Private Sales Club Privalia Tops Up Its Total Funding To $251M, With $32M From New Investor Sofina, To Drive Latam Growth

Another funding raise for a collaborative consumption startup: Spain-based private sales club Privalia, which sells branded clothes and accessories at discounted prices to members in the five markets it currently plays in, has closed a new €25 million round ($32.3 million). The company did not specify which round this latest raise falls under but has previously raised a total of $218 million in two rounds, taking place in 2010 and 2011, according to Crunchbase.

The new financing brings Privalia’s total funding to date to $251 million. It also adds a new investor, with Belgian-based fund Sofina — also an investor in European online shoe retailer Spartoo — becoming a shareholder. Other prior investors include La Caixa Capital Risc, Nauta Capital, Highland Capital Partners, General Atlantic, Insight Venture Partners, Index Ventures, the founders of dress-for-less Mirco Schultis and Holger Hengstler, and José Manuel Villanueva and Lucas Carné, the two co-founders of Privalia.

Privalia currently operates in Spain, Italy, Germany, Mexico and Brazil. It said it plans to use the new funding to expand its growth in the Latam region, as well as to strengthen its financial structure and extend its leadership, noting in a press release that sales in Mexico grew by more than three digits in 2012, and that Brazil is its main operating company by sales volume.Privalia iOS app

Overall, Privalia said its business grew 32% in 2012, with total revenues of €422 million ($543.5 million), adding that it ended the first quarter of this year with positive EBITDA on a consolidated basis. It points to early investment in mobile as a key engine for growth, with €1 in every €3 spent via its mobile apps in Spain, while in Mexico the figure rises to more than 40% of sales — and up to 60% during holiday dates.

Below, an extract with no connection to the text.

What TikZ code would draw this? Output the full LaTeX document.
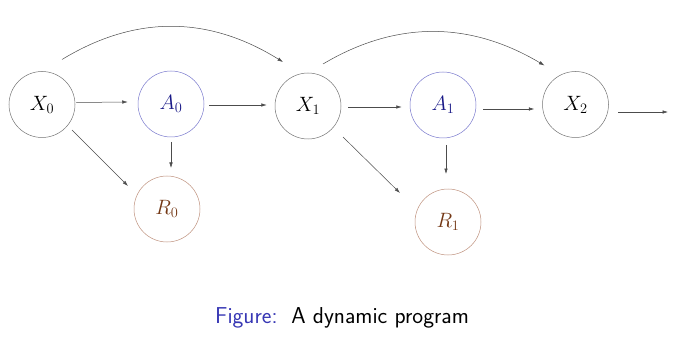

Commenting on the raise in a statement, co-founder Lucas Carné, said: In the last three years we have invested heavily to consolidate as one of the first groups of e-commerce in Europe and Latin America. The current size of operations this year allows us to focus on operational efficiency and profitability growth. Only those electronic stores that are profitable or have strong support from investors, will able to survive in the next three years.We are fortunate to meet both conditions.”